The last decade has witnessed the resurgence of nativism around the world. Far-Right populist regimes from Brazil to the Philippines have channeled popular anger against corporate globalization into a similar virulent politics of ethnonationalism. At the heart of this politics, is the simultaneous belief that there exists a "real people" and a blaming of all social and economic ill on various "outsiders."

In the US, Trump exemplified this nativist threat as a populist demagogue who promised to "Make America Great Again" in the name of real "Americans" who allegedly only he cared about and could protect against. Riding to victory on a wave of white resentment, the enemy were urban professionals, non-whites, and Liberals among other "undesirables" who wanted to destroy a supposedly sacred American way of life. Underpinning this appeal to the proverbial "everyman" is a deeper commitment to maintaining existing racial and class privilege.

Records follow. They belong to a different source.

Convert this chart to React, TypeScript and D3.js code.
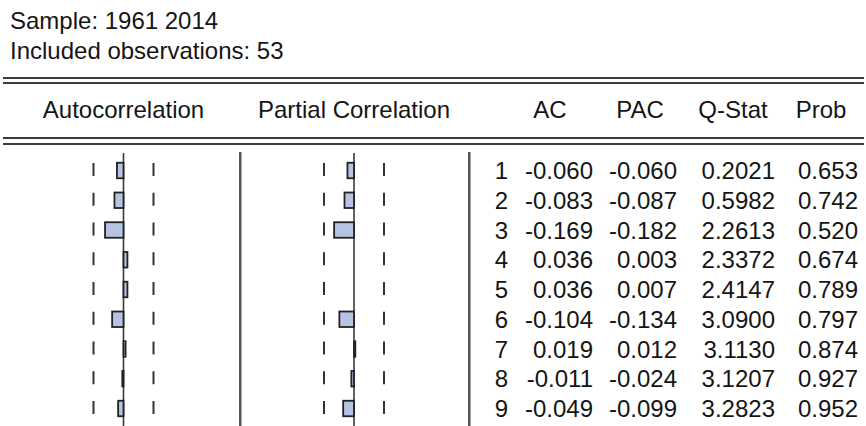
import React from "react";
import * as d3 from "d3";

const sampleText = "Sample: 1961 2014";
const obsText = "Included observations: 53";
const nObs = 53;
const headers = ["AC", "PAC", "Q-Stat", "Prob"];
const lags = [1, 2, 3, 4, 5, 6, 7, 8, 9];
const acValues = [-0.06, -0.083, -0.169, 0.036, 0.036, -0.104, 0.019, -0.011, -0.049];
const pacValues = [-0.06, -0.087, -0.182, 0.003, 0.007, -0.134, 0.012, -0.024, -0.099];
const qStat = [0.2021, 0.5982, 2.2613, 2.3372, 2.4147, 3.09, 3.113, 3.1207, 3.2823];
const probValues = [0.653, 0.742, 0.52, 0.674, 0.789, 0.797, 0.874, 0.927, 0.952];

const W = 866;
const H = 426;
const FONT = "'Liberation Sans', Arial, sans-serif";
const TXT = "#151515";

export default function App() {
  const band = 2 / Math.sqrt(nObs);
  const pxPerUnit = 30 / band;
  const acCenter = 123.5;
  const pacCenter = 354;
  const xAC = d3.scaleLinear().domain([-1, 1]).range([acCenter - pxPerUnit, acCenter + pxPerUnit]);
  const xPAC = d3.scaleLinear().domain([-1, 1]).range([pacCenter - pxPerUnit, pacCenter + pxPerUnit]);
  const yBase = d3.scaleLinear().domain([1, 9]).range([179, 417]);
  const f3 = d3.format(".3f");
  const f4 = d3.format(".4f");

  const colRight = [593, 677, 775, 858];
  const headerCenter = [550, 640, 733, 821];

  const panel = (x: d3.ScaleLinear<number, number>, vals: number[], key: string) => (
    <g key={key}>
      <line x1={x(0)} x2={x(0)} y1={153} y2={H} stroke="#3a3a3a" strokeWidth={1.6} />
      {lags.map((lag) => {
        const b = yBase(lag);
        return (
          <g key={lag}>
            <line x1={x(-band)} x2={x(-band)} y1={b - 16} y2={b - 3} stroke="#333" strokeWidth={2} />
            <line x1={x(band)} x2={x(band)} y1={b - 16} y2={b - 3} stroke="#333" strokeWidth={2} />
          </g>
        );
      })}
      {lags.map((lag, i) => {
        const v = vals[i];
        if (Math.abs(v) < 0.01) return null;
        const b = yBase(lag);
        const x0 = x(0);
        const x1 = x(v);
        const w = Math.max(Math.abs(x1 - x0), 1);
        const left = v < 0 ? x0 - w : x0;
        return (
          <rect key={"b" + lag} x={left} y={b - 16.25} width={w} height={15.5}
            fill="#b7c3e3" stroke="#222" strokeWidth={1.8} />
        );
      })}
    </g>
  );

  return (
    <svg width={W} height={H} style={{ position: "absolute", left: 0, top: 0, background: "#fff" }}
      fontFamily={FONT} fontSize={24}>
      <rect x={0} y={0} width={W} height={H} fill="#fff" />
      <text x={10} y={29} fill={TXT}>{sampleText}</text>
      <text x={10} y={59} fill={TXT}>{obsText}</text>
      <rect x={3} y={77} width={861} height={2} fill="#3c3c3c" />
      <rect x={3} y={82} width={861} height={2} fill="#3c3c3c" />
      <text x={acCenter} y={118} textAnchor="middle" fill={TXT}>Autocorrelation</text>
      <text x={pacCenter} y={118} textAnchor="middle" fill={TXT}>Partial Correlation</text>
      {headers.map((h, i) => (
        <text key={h} x={headerCenter[i]} y={118} textAnchor="middle" fill={TXT}>{h}</text>
      ))}
      <rect x={3} y={137} width={861} height={2} fill="#3c3c3c" />
      <rect x={3} y={143} width={861} height={2} fill="#3c3c3c" />
      <rect x={239} y={152} width={2.5} height={H - 152} fill="#555" />
      <rect x={468} y={152} width={2.5} height={H - 152} fill="#555" />
      {panel(xAC, acValues, "ac")}
      {panel(xPAC, pacValues, "pac")}
      {lags.map((lag, i) => {
        const b = yBase(lag);
        return (
          <g key={"r" + lag} fill={TXT} textAnchor="end">
            <text x={508} y={b}>{lag}</text>
            <text x={colRight[0]} y={b}>{f3(acValues[i]).replace("−", "-")}</text>
            <text x={colRight[1]} y={b}>{f3(pacValues[i]).replace("−", "-")}</text>
            <text x={colRight[2]} y={b}>{f4(qStat[i])}</text>
            <text x={colRight[3]} y={b}>{f3(probValues[i])}</text>
          </g>
        );
      })}
    </svg>
  );
}
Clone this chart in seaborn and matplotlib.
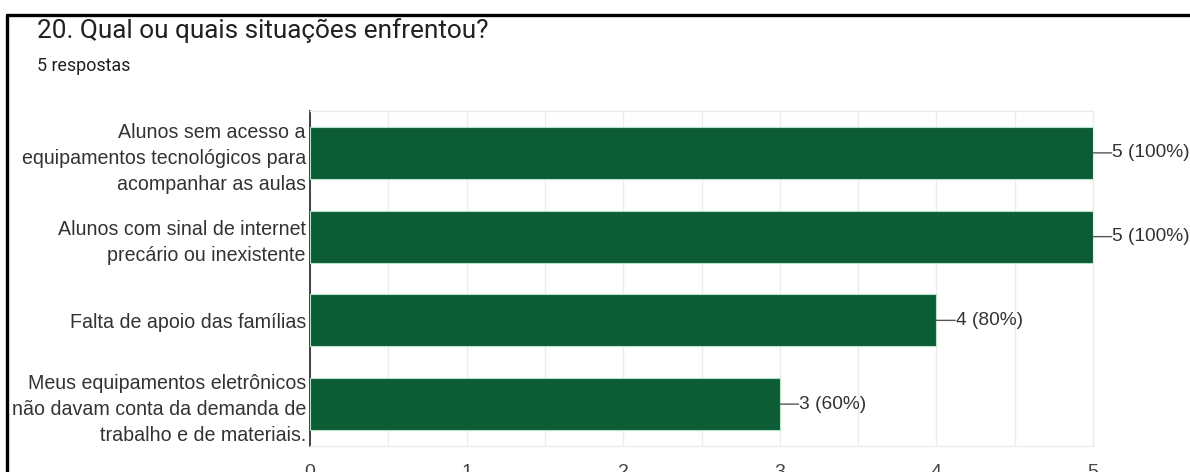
import matplotlib
matplotlib.use("Agg")
import matplotlib.pyplot as plt
from matplotlib.lines import Line2D
from matplotlib.ticker import MultipleLocator
import seaborn as sns
import pandas as pd

# Survey question 20: situations faced (multiple choice, 5 responses)
situations = [
    "Alunos sem acesso a\nequipamentos tecnológicos para\nacompanhar as aulas",
    "Alunos com sinal de internet\nprecário ou inexistente",
    "Falta de apoio das famílias",
    "Meus equipamentos eletrônicos\nnão davam conta da demanda de\ntrabalho e de materiais.",
]
counts = [5, 5, 4, 3]
total_responses = 5
x_ticks = [0, 1, 2, 3, 4, 5]

title = "20. Qual ou quais situações enfrentou?"
subtitle = f"{total_responses} respostas"

bar_color = "#0c5c36"
label_font = ["Liberation Sans", "DejaVu Sans"]
title_font = ["Roboto", "DejaVu Sans"]

sns.set_theme(style="white")
plt.rcParams["font.family"] = label_font

df = pd.DataFrame({"situacao": situations, "respostas": counts})

fig = plt.figure(figsize=(11.9, 4.72), dpi=100)
ax = fig.add_axes([0.2605, 0.0551, 0.658, 0.7097])

sns.barplot(
    data=df, x="respostas", y="situacao", orient="h",
    color=bar_color, saturation=1, width=0.62,
    edgecolor="#b5e3c8", linewidth=0.8, ax=ax, zorder=3,
)

ax.set_xlim(0, 5)
ax.set_ylim(3.5, -0.5)
ax.set_xticks(x_ticks)
ax.xaxis.set_minor_locator(MultipleLocator(0.5))
ax.grid(True, axis="x", which="both", color="#ececec", linewidth=1, zorder=0)
ax.set_xlabel("")
ax.set_ylabel("")

for side in ["top", "right", "bottom"]:
    ax.spines[side].set_visible(True)
    ax.spines[side].set_color("#ececec")
    ax.spines[side].set_linewidth(1)
ax.spines["left"].set_color("#333333")
ax.spines["left"].set_linewidth(1.3)

ax.tick_params(axis="y", length=0, pad=3, labelsize=14.1, labelcolor="#333333")
ax.tick_params(axis="x", length=0, pad=13, labelsize=14, labelcolor="#444444")
for lbl in ax.get_yticklabels():
    lbl.set_linespacing(1.47)
    lbl.set_horizontalalignment("right")

# value labels with short leader lines from the bar end
for i, v in enumerate(counts):
    pct = round(100 * v / total_responses)
    ax.annotate(
        f"{v} ({pct}%)", xy=(v, i), xytext=(14, 0), textcoords="offset points",
        va="center", ha="left", fontsize=13.8, color="#333333",
        annotation_clip=False,
    )
    ax.annotate(
        "", xy=(v, i), xytext=(13.5, 0), textcoords="offset points",
        arrowprops=dict(arrowstyle="-", color="#555555", lw=1,
                        shrinkA=0, shrinkB=0),
        annotation_clip=False,
    )

fig.text(37 / 1190, 1 - 31 / 472, title, fontsize=18.8, color="#202124",
         family=title_font, va="center", ha="left")
fig.text(37 / 1190, 1 - 66 / 472, subtitle, fontsize=12.9, color="#202124",
         family=title_font, va="center", ha="left")

# black frame lines along the top and left edge
fig.add_artist(Line2D([7 / 1190, 1.0], [1 - 15 / 472, 1 - 15 / 472],
                      transform=fig.transFigure, color="black", lw=2.4))
fig.add_artist(Line2D([7 / 1190, 7 / 1190], [0, 1 - 15 / 472],
                      transform=fig.transFigure, color="black", lw=2.4))

fig.savefig("out.png", dpi=100)
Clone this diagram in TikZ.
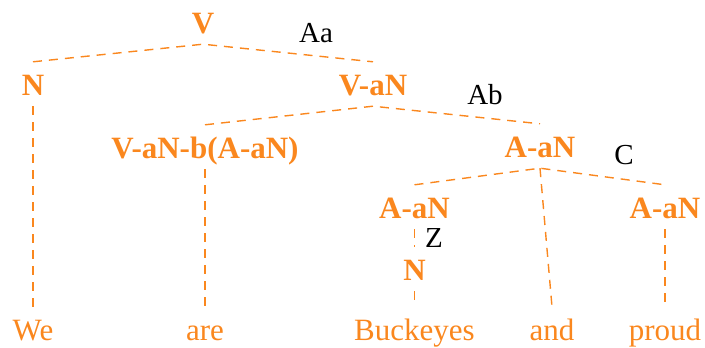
\documentclass[tikz,border=0pt]{standalone}
\usepackage{fontspec}
\setmainfont{Liberation Serif}
\definecolor{treeorange}{RGB}{250,135,30}
\begin{document}
\begin{tikzpicture}[x=1pt,y=-1pt,
  cat/.style={text=treeorange,font=\fontsize{31}{36}\selectfont\bfseries,anchor=base,inner xsep=0pt,inner ysep=11pt,text height=22pt,text depth=0pt},
  word/.style={text=treeorange,font=\fontsize{31}{36}\selectfont,anchor=base,inner xsep=0pt,inner ysep=11pt,text height=22pt,text depth=0pt},
  lab/.style={text=black,font=\fontsize{29}{34}\selectfont,inner sep=0pt},
  branch/.style={draw=treeorange,line width=1.4pt,dash pattern=on 9pt off 7pt}]
\useasboundingbox (0,0) rectangle (705,348);
% categories
\node[cat] (V) at (203,33) {V};
\node[cat] (N1) at (33,95) {N};
\node[cat] (VaN) at (373,95) {V-aN};
\node[cat] (VaNb) at (205,158) {V-aN-b(A-aN)};
\node[cat] (AaN) at (540,157) {A-aN};
\node[cat] (AaNl) at (414.5,218) {A-aN};
\node[cat] (AaNr) at (665,218) {A-aN};
\node[cat] (N2) at (414.5,280) {N};
% words
\node[word] (We) at (33,340) {We};
\node[word] (are) at (205,340) {are};
\node[word] (Buck) at (414.5,340) {Buckeyes};
\node[word] (and) at (552,340) {and};
\node[word] (proud) at (665,340) {proud};
% labels
\node[lab] (Aa) at (316,33) {Aa};
\node[lab] (Ab) at (485,95) {Ab};
\node[lab] (C) at (624,155) {C};
\node[lab] (Z) at (434,238) {Z};
% branches
\draw[branch] (N1.north) -- (V.south) -- (VaN.north);
\draw[branch] (VaNb.north) -- (VaN.south) -- (AaN.north);
\draw[branch] (AaNl.north) -- (AaN.south) -- (AaNr.north);
\draw[branch] (AaN.south) -- (and.north);
\draw[branch] (N1.south) -- (We.north);
\draw[branch] (VaNb.south) -- (are.north);
\draw[branch] (AaNl.south) -- (N2.north);
\draw[branch] (N2.south) -- (Buck.north);
\draw[branch] (AaNr.south) -- (proud.north);
\end{tikzpicture}
\end{document}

The Democrats, and other "Centrist" political parties, are often viewed as the strongest force for defending democracy and the values of liberal tolerance and multiculturalism. Scratching only slightly beneath the surface, though, it becomes evident that they too can fall prey to blaming the threatening "other" when it is in their political interests (and the economic interests of the corporate status quo that they primarily serve). In the wake of almost losing congressional seats during the 2020 election, moderate Democrats immediately pointed the finger at "radical" progressives and their "dangerous" ideas like "defunding the police." Reflected is the more subtle rise of reactionary Democratic nativism.

The Inside Con

The charges by Manchin that somehow Sanders and other progressives who support greater spending on "human infrastructure" are foreign intruders to "real" West Virginian values is just another example of Democrats borrowing liberally from the Far-Right populist playbook. Not surprisingly, his objection to these policies has nothing to do with upholding mythical "West Virginian" values and everything to do with preserving the power of his corporate donors including from the Energy Industry. In a desperate effort to hide his actual elite allegiances, he has localized a national discourse of blame and hate to a state level.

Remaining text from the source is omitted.